Flaschenpost: Welche Möglichkeiten hat der Bundestag, die Kompetenzen der Verfassungsrichter zu beschneiden?
Sabine Leutheusser-Schnarrenberger: Theoretisch könnten die Kompetenzen gesetzlich beschnitten werden, man könnte die Mehrheitsentscheidungen anders ausgestalten, also immer eine 2/3 Mehrheit fordern und dann eher mehr ablehnende Entscheidungen haben, man kann den Zugang zum Bundesverfassungsgericht durch hohe Gebühren beschränken und und und.
Meine Haltung ist ganz klar: Das Bundesverfassungsgericht ist von herausragender Bedeutung und darf deshalb nicht geschwächt werden. Punkt.
Flaschenpost: Sie waren 2010 dabei, als das Bundesverfassungsgericht das Gesetz zur Vorratsdatenspeicherung von 2007 für verfassungswidrig und nichtig erklärte.
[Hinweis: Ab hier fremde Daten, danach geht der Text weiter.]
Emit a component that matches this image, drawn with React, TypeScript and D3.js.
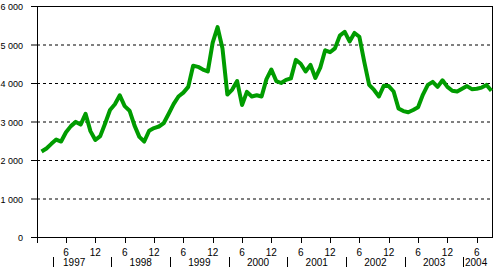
import React from 'react';
import * as d3 from 'd3';

// Monthly values, starting Jan 1997 (index 0)
const values: number[] = [
  2220, 2300, 2420, 2530, 2480, 2720, 2880, 2990, 2920, 3200, 2750, 2520,
  2620, 2950, 3300, 3450, 3680, 3400, 3280, 2900, 2600, 2480, 2760, 2830,
  2870, 2960, 3200, 3450, 3650, 3750, 3900, 4450, 4420, 4350, 4300, 5050,
  5450, 4900, 3700, 3830, 4050, 3430, 3770, 3650, 3680, 3650, 4100, 4350,
  4050, 4000, 4080, 4120, 4600, 4500, 4300, 4470, 4130, 4400, 4850, 4800,
  4900, 5230, 5330, 5080, 5300, 5200, 4550, 3950, 3820, 3650, 3930, 3920,
  3780, 3340, 3270, 3240, 3300, 3370, 3700, 3950, 4030, 3900, 4070, 3900,
  3800, 3780, 3850, 3920, 3840, 3850, 3880, 3950, 3800,
];

const yTicks: number[] = [0, 1000, 2000, 3000, 4000, 5000, 6000];
const monthTickIndex: number[] = [5, 11, 17, 23, 29, 35, 41, 47, 53, 59, 65, 71, 77, 83, 89];
const monthTickLabels: string[] = ['6', '12', '6', '12', '6', '12', '6', '12', '6', '12', '6', '12', '6', '12', '6'];
const years: string[] = ['1997', '1998', '1999', '2000', '2001', '2002', '2003', '2004'];

const W = 495;
const H = 268;
const L = 37;
const R = 492;
const T = 6;
const B = 237;
const font = "'Liberation Sans', Arial, sans-serif";

export default function App() {
  const x = d3.scaleLinear().domain([0, values.length - 1]).range([41.55, 491.4]);
  const y = d3.scaleLinear().domain([0, 6000]).range([B, T]);
  const line = d3
    .line<number>()
    .x((_, i) => x(i))
    .y((d) => y(d));

  const fmt = (v: number) => d3.format(',')(v).replace(/,/g, ' ');
  const sepIdx = years.map((_, k) => 2.28 + 12 * k);
  const sepX = sepIdx.map((i) => x(i));

  return (
    <svg
      width={W}
      height={H}
      style={{ position: 'absolute', left: 0, top: 0, background: '#fff' }}
      fontFamily={font}
    >
      <rect x={0} y={0} width={W} height={H} fill="#fff" />
      {/* gridlines */}
      {yTicks.filter((v) => v > 0 && v < 6000).map((v) => (
        <line key={v} x1={L} x2={R} y1={y(v) + 0.5} y2={y(v) + 0.5} stroke="#000" strokeDasharray="3,3" />
      ))}
      {/* frame */}
      <line x1={L} x2={R} y1={T + 0.5} y2={T + 0.5} stroke="#000" />
      <line x1={R + 0.5} x2={R + 0.5} y1={T} y2={B} stroke="#000" />
      <line x1={L + 0.5} x2={L + 0.5} y1={T} y2={B + 6} stroke="#000" />
      <line x1={L - 6} x2={R + 1} y1={B + 0.5} y2={B + 0.5} stroke="#000" />
      {/* y ticks */}
      {yTicks.map((v) => (
        <g key={v}>
          <line x1={L - 6} x2={L} y1={y(v) + 0.5} y2={y(v) + 0.5} stroke="#000" />
          <text x={23} y={y(v) + 4} textAnchor="end" fontSize={9} fill="#000">
            {fmt(v)}
          </text>
        </g>
      ))}
      {/* x month ticks */}
      {monthTickIndex.map((i, k) => (
        <g key={i}>
          <line x1={Math.round(x(i)) + 0.5} x2={Math.round(x(i)) + 0.5} y1={B} y2={B + 6} stroke="#000" />
          <text x={x(i)} y={256} textAnchor="middle" fontSize={10} fill="#000">
            {monthTickLabels[k]}
          </text>
        </g>
      ))}
      {/* year separators and labels */}
      {years.map((yr, k) => {
        const sx = sepX[k];
        const last = k === years.length - 1;
        let cx: number;
        if (k === 0) cx = (L + sepX[1]) / 2;
        else if (!last) cx = (sx + sepX[k + 1]) / 2;
        else cx = Math.round(sx) + 2;
        return (
          <g key={yr}>
            <line x1={Math.round(sx) + 0.5} x2={Math.round(sx) + 0.5} y1={257} y2={267} stroke="#000" />
            <text x={cx} y={266} textAnchor={last ? 'start' : 'middle'} fontSize={10} fill="#000">
              {yr}
            </text>
          </g>
        );
      })}
      {/* data line */}
      <path d={line(values) || ''} fill="none" stroke="#009c00" strokeWidth={4} strokeLinejoin="round" strokeLinecap="butt" />
    </svg>
  );
}
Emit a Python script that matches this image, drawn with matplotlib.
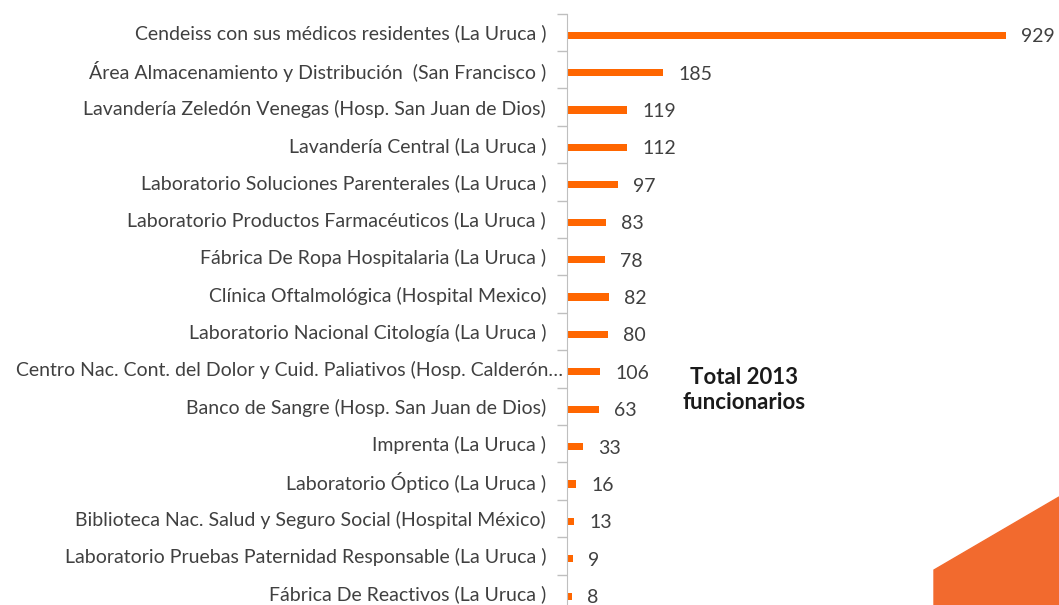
import matplotlib.pyplot as plt
import matplotlib.transforms as mtransforms
from matplotlib.patches import Polygon

# categories top to bottom
centros = [
    'Cendeiss con sus médicos residentes (La Uruca )',
    'Área Almacenamiento y Distribución  (San Francisco )',
    'Lavandería Zeledón Venegas (Hosp. San Juan de Dios)',
    'Lavandería Central (La Uruca )',
    'Laboratorio Soluciones Parenterales (La Uruca )',
    'Laboratorio Productos Farmacéuticos (La Uruca )',
    'Fábrica De Ropa Hospitalaria (La Uruca )',
    'Clínica Oftalmológica (Hospital Mexico)',
    'Laboratorio Nacional Citología (La Uruca )',
    'Centro Nac. Cont. del Dolor y Cuid. Paliativos (Hosp. Calderón…',
    'Banco de Sangre (Hosp. San Juan de Dios)',
    'Imprenta (La Uruca )',
    'Laboratorio Óptico (La Uruca )',
    'Biblioteca Nac. Salud y Seguro Social (Hospital México)',
    'Laboratorio Pruebas Paternidad Responsable (La Uruca )',
    'Fábrica De Reactivos (La Uruca )',
]
# numbers printed next to each bar
funcionarios = [929, 185, 119, 112, 97, 83, 78, 82, 80, 106, 63, 33, 16, 13, 9, 8]
# bar lengths as drawn in the picture (they don't all match the printed numbers)
largo_barras = [878, 192, 120, 120, 101, 78, 75, 83, 81, 65, 63, 32, 17, 14, 11, 9]

naranja = '#FF6600'
texto = '#404040'

W, H = 1059, 605
fig = plt.figure(figsize=(W / 100, H / 100), dpi=100)

# axes placed in pixel terms: spine at x=567, top at y=13.5, 16 rows of 37.4 px
x0, top, row = 567, 13.5, 37.4
bottom = top + row * len(centros)
ax = fig.add_axes([x0 / W, (H - bottom) / H, (W - x0) / W, (bottom - top) / H])

pos = list(range(len(centros)))
ypos = [p + 0.08 for p in pos]
ax.barh(ypos, largo_barras, height=0.19, color=naranja)

ax.set_xlim(0, (W - x0) * 2)
ax.set_ylim(len(centros) - 0.5, -0.5)

for y, L, v in zip(ypos, largo_barras, funcionarios):
    ax.text(L + 31, y + 0.04, str(v), va='center', ha='left',
            fontsize=14, color=texto, family='Lato')

ax.set_yticks(pos)
ax.set_yticklabels(centros, fontsize=14, color=texto, family='Lato')
ax.set_yticks([p - 0.5 for p in pos] + [len(centros) - 0.5], minor=True)
ax.tick_params(axis='y', which='major', length=0, pad=15)
ax.tick_params(axis='y', which='minor', length=7, color='#BFBFBF', width=1)
ax.tick_params(axis='x', which='both', bottom=False, labelbottom=False)

for s in ['top', 'right', 'bottom']:
    ax.spines[s].set_visible(False)
ax.spines['left'].set_color('#BFBFBF')

# long truncated label sits further right, as in the original
lbl = ax.get_yticklabels()[9]
lbl.set_transform(lbl.get_transform() + mtransforms.ScaledTranslation(17 / 100, 0, fig.dpi_scale_trans))

fig.text(744 / W, 1 - 390 / H, 'Total 2013\nfuncionarios', ha='center', va='center',
         fontsize=16, fontweight='bold', color='#1a1a1a', family='Lato', linespacing=1.2)

# orange corner decoration
fig.patches.append(Polygon([(934 / W, 1 - 570 / H), (1, 1 - 497 / H), (1, 0), (934 / W, 0)],
                           closed=True, transform=fig.transFigure, color='#F26A2E'))

fig.savefig('out.png', dpi=100)
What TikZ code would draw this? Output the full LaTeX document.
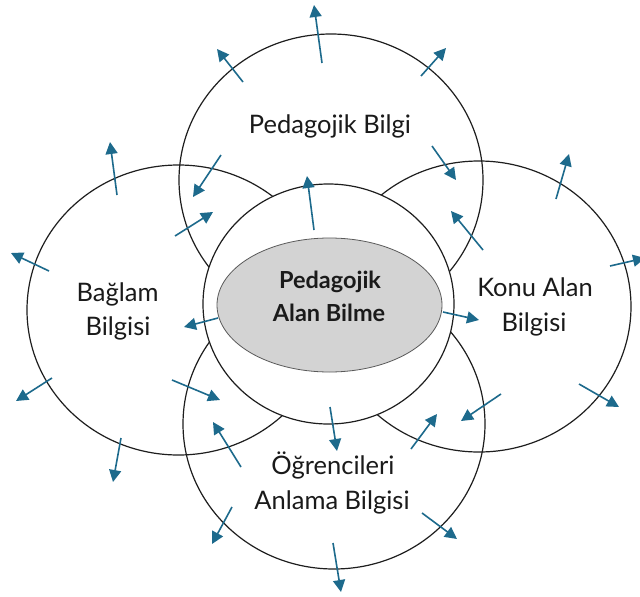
\documentclass[tikz,border=0pt]{standalone}
\usepackage{fontspec}
\setmainfont{Lato}
\usetikzlibrary{arrows.meta,shapes.geometric}
\definecolor{flowblue}{HTML}{1D6A8C}
\definecolor{ringline}{HTML}{1E1E1E}
\definecolor{coregray}{HTML}{D3D3D3}
\definecolor{coreline}{HTML}{5A5A5A}
\definecolor{textdark}{HTML}{1A1A1A}
\tikzset{
  ring/.style={ellipse, draw=ringline, line width=1.2pt, inner sep=0pt, outer sep=0pt},
  outflow/.style={draw=flowblue, line width=1.6pt, -{Triangle[length=12pt,width=12pt]}},
  ringtext/.style={anchor=base, inner sep=0pt, text=textdark, font=\fontsize{25.5}{30}\selectfont},
  coretext/.style={anchor=base, inner sep=0pt, text=textdark, font=\fontsize{23.5}{28}\selectfont\bfseries},
}
\begin{document}
\begin{tikzpicture}[x=1pt,y=-1pt]
\useasboundingbox (0,0) rectangle (640,597);
\fill[white] (0,0) rectangle (640,597);

% four outer knowledge rings (outlines only)
\node[ring, minimum width=304pt, minimum height=292pt] (pedring) at (331,180) {};
\node[ring, minimum width=303pt, minimum height=290pt] (ctxring) at (178.5,310) {};
\node[ring, minimum width=304pt, minimum height=291pt] (conring) at (479,306.5) {};
\node[ring, minimum width=302pt, minimum height=290pt] (stuqring) at (334,424) {};

% central ring covers the overlaps
\node[ring, fill=white, minimum width=251pt, minimum height=240pt] (midring) at (328.5,304) {};

% core
\node[ellipse, draw=coreline, line width=0.8pt, fill=coregray, inner sep=0pt,
      minimum width=225pt, minimum height=134pt] (core) at (329.5,305) {};

% arrows radiating between the rings
\foreach \ax/\ay/\bx/\by in {
  322/63/314/5, 243/82/217/49, 421/76/446/48, 221/155/193/197, 432/146/456/180,
  314/230/307/176, 117/195/110/142, 49/271/11/253, 175/236/213/212,
  218/318/184/327, 52/378/16/401, 172/380/220/400, 241/467/213/422,
  121/438/113/482, 556/199/569/154, 483/250/451/211, 610/266/645/258,
  443/312/479/320, 579/384/619/407, 501/394/461/421, 411/449/437/414,
  330/407/337/451, 232/507/212/544, 422/513/457/539, 333/543/341/592}
  \draw[outflow] (\ax,\ay) -- (\bx,\by);

% ring titles
\node[ringtext] (pedt) at (330,133) {Pedagojik Bilgi};
\node[ringtext] (ctxa) at (117.5,301.5) {Bağlam};
\node[ringtext] (ctxb) at (118,335) {Bilgisi};
\node[ringtext] (cona) at (535,296.5) {Konu Alan};
\node[ringtext] (conb) at (534,331.5) {Bilgisi};
\node[ringtext] (stua) at (333,474) {Öğrencileri};
\node[ringtext] (stub) at (332,509) {Anlama Bilgisi};

% core title
\node[coretext] (corea) at (330,288) {Pedagojik};
\node[coretext] (coreb) at (329,321) {Alan Bilme};
\end{tikzpicture}
\end{document}
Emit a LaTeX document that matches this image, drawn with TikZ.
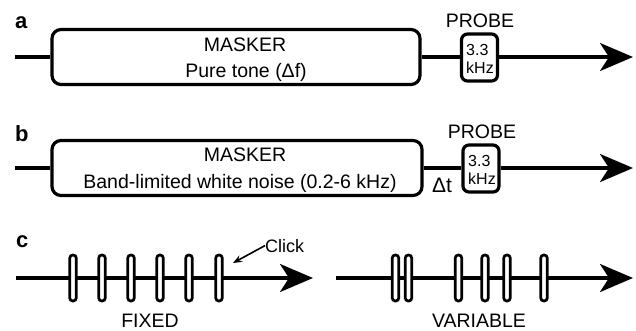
\documentclass[tikz,border=0pt]{standalone}
\usepackage{fontspec}
\setmainfont{Liberation Sans}
\usetikzlibrary{arrows.meta}

\begin{document}
\begin{tikzpicture}[x=1pt,y=-1pt,
  wire/.style={line width=3.2pt},
  flow/.style={wire,-{Stealth[length=33pt,width=28pt,inset=9pt]}},
  maskbox/.style={draw,line width=3.2pt,rounded corners=9pt,minimum height=55pt,inner sep=0pt},
  probebox/.style={draw,fill=white,line width=3.2pt,rounded corners=6pt,minimum width=36pt,minimum height=47pt,inner sep=0pt},
  clickbox/.style={draw,fill=white,line width=2.7pt,rounded corners=3pt,minimum width=6.5pt,minimum height=46pt,inner sep=0pt},
  big/.style={font=\fontsize{19.5}{22}\selectfont,inner sep=0pt,anchor=base},
  small/.style={font=\fontsize{16}{18}\selectfont,inner sep=0pt,anchor=base west},
  tag/.style={font=\fontsize{22}{24}\selectfont\bfseries,inner sep=0pt,anchor=base west}]

\useasboundingbox (0,0) rectangle (636,330);

% ---- panel a: pure-tone masker followed by the probe
\node[tag] (la) at (15,28) {a};
\coordinate (a0) at (15,57);
\coordinate (aend) at (633,57);
\node[maskbox,minimum width=368pt] (ma) at (236,57) {};
\node[big] (ma1) at (245,51) {MASKER};
\node[big] (ma2) at (246,77) {Pure tone (Δf)};
\node[probebox] (pa) at (479.5,57.5) {};
\node[small] (pa1) at (466,55) {3.3};
\node[small] (pa2) at (466,73) {kHz};
\node[big] (pla) at (480,27) {PROBE};
\draw[wire] (a0) -- (ma.west);
\draw[wire] (ma.east) -- (pa.west |- ma.east);
\draw[flow] (pa.east |- aend) -- (aend);

% ---- panel b: noise masker, gap, probe
\node[tag] (lb) at (15,141) {b};
\coordinate (b0) at (15,168);
\coordinate (bend) at (633,168);
\node[maskbox,minimum width=370pt] (mb) at (237,168) {};
\node[big] (mb1) at (245,161) {MASKER};
\node[big] (mb2) at (240,188) {Band-limited white noise (0.2-6 kHz)};
\node[probebox] (pb) at (481,168.5) {};
\node[small] (pb1) at (468,166) {3.3};
\node[small] (pb2) at (468,184) {kHz};
\node[big] (plb) at (482,138) {PROBE};
\node[font=\fontsize{21}{24}\selectfont,inner sep=0pt,anchor=base] (dt) at (442,192) {Δt};
\draw[wire] (b0) -- (mb.west);
\draw[wire] (mb.east) -- (pb.west |- mb.east);
\draw[flow] (pb.east |- bend) -- (bend);

% ---- panel c: click trains
\node[tag] (lc) at (16,247) {c};
\coordinate (c0) at (16,278);
\coordinate (cend) at (313,278);
\coordinate (v0) at (336,278);
\coordinate (vend) at (633,278);
\draw[flow] (c0) -- (cend);
\draw[flow] (v0) -- (vend);

\foreach \i/\x in {1/73,2/102,3/131,4/160,5/189,6/219}
  \node[clickbox] (f\i) at (\x,278) {};
\foreach \i/\x in {1/395.5,2/408.5,3/458.5,4/485,5/507,6/544}
  \node[clickbox] (v\i) at (\x,278) {};

\node[font=\fontsize{18}{20}\selectfont,inner sep=0pt,anchor=base west] (clk) at (265,252) {Click};
\coordinate (clktip) at (233,263);
\draw[line width=1.6pt,-{Stealth[length=9pt,width=7pt]}] (clk.west) -- (clktip);

\node[big] (fixed) at (150,327) {FIXED};
\node[big] (var) at (479,327) {VARIABLE};
\end{tikzpicture}
\end{document}
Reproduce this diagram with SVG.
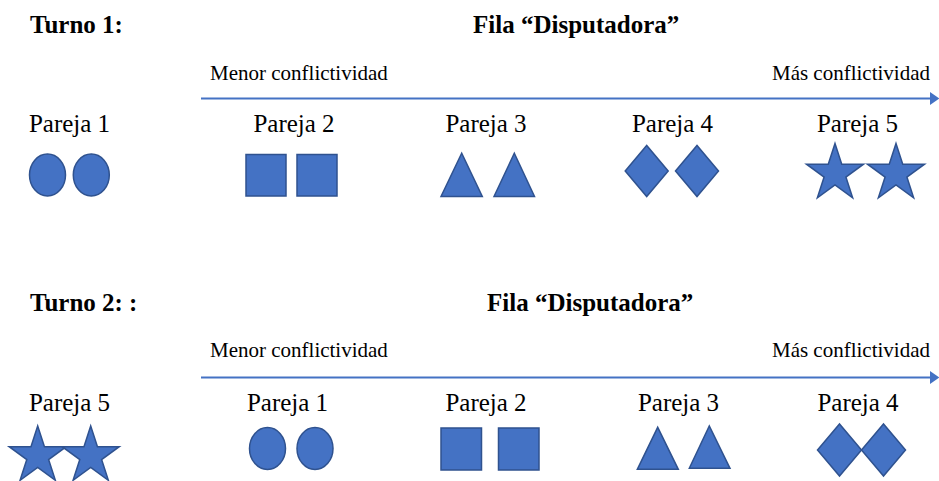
<svg xmlns="http://www.w3.org/2000/svg" xmlns:xlink="http://www.w3.org/1999/xlink" width="939" height="481" viewBox="0 0 939 481">
<style>
.t{font-family:"Liberation Serif","Times New Roman",serif;fill:#000}
.h{font-size:25px;font-weight:bold}
.lab{font-size:25px;text-anchor:middle}
.ax{font-size:21px}
.end{text-anchor:end}
.sh{fill:#4472C4;stroke:#2F528F;stroke-width:1.5;stroke-linejoin:miter}
.ar{stroke:#4472C4;stroke-width:2;fill:none}
</style>
<defs>
<marker id="ah" markerUnits="userSpaceOnUse" markerWidth="10" markerHeight="14" viewBox="0 0 10 14" refX="0" refY="6.5" orient="auto">
<path d="M0,0 L9.5,6.5 L0,13 Z" fill="#4472C4"/>
</marker>
<path id="star" d="M0,-30 L6.74,-9.27 L28.53,-9.27 L10.9,3.54 L17.63,24.27 L0,11.46 L-17.63,24.27 L-10.9,3.54 L-28.53,-9.27 L-6.74,-9.27 Z"/>
</defs>
<rect width="939" height="481" fill="#fff"/>

<g id="turno1">
<text class="t h" x="30" y="33">Turno 1:</text>
<text class="t h" x="473" y="33">Fila “Disputadora”</text>
<text class="t ax" x="210" y="80">Menor conflictividad</text>
<text class="t ax end" x="930" y="80">Más conflictividad</text>
</g>

<g id="connectors">
<line class="ar" x1="201" y1="98.5" x2="930" y2="98.5" marker-end="url(#ah)"/>
<line class="ar" x1="201" y1="377.5" x2="930" y2="377.5" marker-end="url(#ah)"/>
</g>

<g id="t1-pareja1">
<text class="t lab" x="69.5" y="132">Pareja 1</text>
<ellipse class="sh" cx="47.5" cy="175" rx="18" ry="21"/>
<ellipse class="sh" cx="91.3" cy="175" rx="18" ry="21"/>
</g>
<g id="t1-pareja2">
<text class="t lab" x="294" y="132">Pareja 2</text>
<rect class="sh" x="246" y="154.5" width="40" height="41.5"/>
<rect class="sh" x="297" y="154.5" width="40" height="41.5"/>
</g>
<g id="t1-pareja3">
<text class="t lab" x="486" y="132">Pareja 3</text>
<polygon class="sh" points="441,196.5 461.7,153.3 482.3,196.5"/>
<polygon class="sh" points="494,196.5 514.3,153.3 534.5,196.5"/>
</g>
<g id="t1-pareja4">
<text class="t lab" x="672.5" y="132">Pareja 4</text>
<polygon class="sh" points="625.2,171 646.7,145.5 668.2,171 646.7,196.5"/>
<polygon class="sh" points="675.5,171 697,145.5 718.5,171 697,196.5"/>
</g>
<g id="t1-pareja5">
<text class="t lab" x="857.5" y="132">Pareja 5</text>
<use xlink:href="#star" href="#star" class="sh" x="835" y="173.5"/>
<use xlink:href="#star" href="#star" class="sh" x="896" y="173.5"/>
</g>

<g id="turno2">
<text class="t h" x="30" y="311">Turno 2: :</text>
<text class="t h" x="487" y="311">Fila “Disputadora”</text>
<text class="t ax" x="210" y="357">Menor conflictividad</text>
<text class="t ax end" x="930" y="357">Más conflictividad</text>
</g>

<g id="t2-pareja5">
<text class="t lab" x="69.5" y="411">Pareja 5</text>
<use xlink:href="#star" href="#star" class="sh" x="37.7" y="456"/>
<use xlink:href="#star" href="#star" class="sh" x="90.7" y="456"/>
</g>
<g id="t2-pareja1">
<text class="t lab" x="287.5" y="411">Pareja 1</text>
<ellipse class="sh" cx="267.5" cy="448.5" rx="18" ry="21"/>
<ellipse class="sh" cx="315" cy="448.5" rx="18" ry="21"/>
</g>
<g id="t2-pareja2">
<text class="t lab" x="486" y="411">Pareja 2</text>
<rect class="sh" x="441" y="428" width="40.5" height="42"/>
<rect class="sh" x="498.5" y="428" width="40.5" height="42"/>
</g>
<g id="t2-pareja3">
<text class="t lab" x="678.5" y="411">Pareja 3</text>
<polygon class="sh" points="637.3,469.3 657.7,427.3 678.3,469.3"/>
<polygon class="sh" points="689.3,468.3 709.3,426 730,468.3"/>
</g>
<g id="t2-pareja4">
<text class="t lab" x="858" y="411">Pareja 4</text>
<polygon class="sh" points="817.5,450 839.5,424 861.5,450 839.5,476"/>
<polygon class="sh" points="861.5,450 883.5,424 905.5,450 883.5,476"/>
</g>
</svg>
Haben Sie Pläne, in Karlsruhe gegen das neue Gesetz zur Vorratsdatenspeicherung zu klagen?
Sabine Leutheusser-Schnarrenberger: Zuerst muss das Gesetzgebungsverfahren mit den Beratungen im Bundestag und mit Expertenanhörungen abgeschlossen werden. Die Sachlage ist heute anders als beim Gesetz zur VDS aus dem Jahr 2007, denn es sind einige Kritikpunkte aufgegriffen worden. Wenn es eine Chance zur Korrektur mit einer Verfassungsbeschwerde beim Bundesverfassungsgericht gibt, dann wird sie von uns, Burkhard Hirsch, Gerhart Baum und mir und vielen anderen Persönlichkeiten wie Christian Lindner ergriffen werden. Es ist auch zu beachten, dass der EuGH die anlasslose Vorratsdatenspeicherung ganz grundsätzlich kritisiert hat, nicht nur ihre Ausgestaltung.
Flaschenpost: Eine letzte Frage zu ihrer persönlichen Zukunftsplanung: Werden Sie 2017 wieder für den Bundestag kandidieren?
Sabine Leutheusser-Schnarrenberger: Das habe ich nicht vor.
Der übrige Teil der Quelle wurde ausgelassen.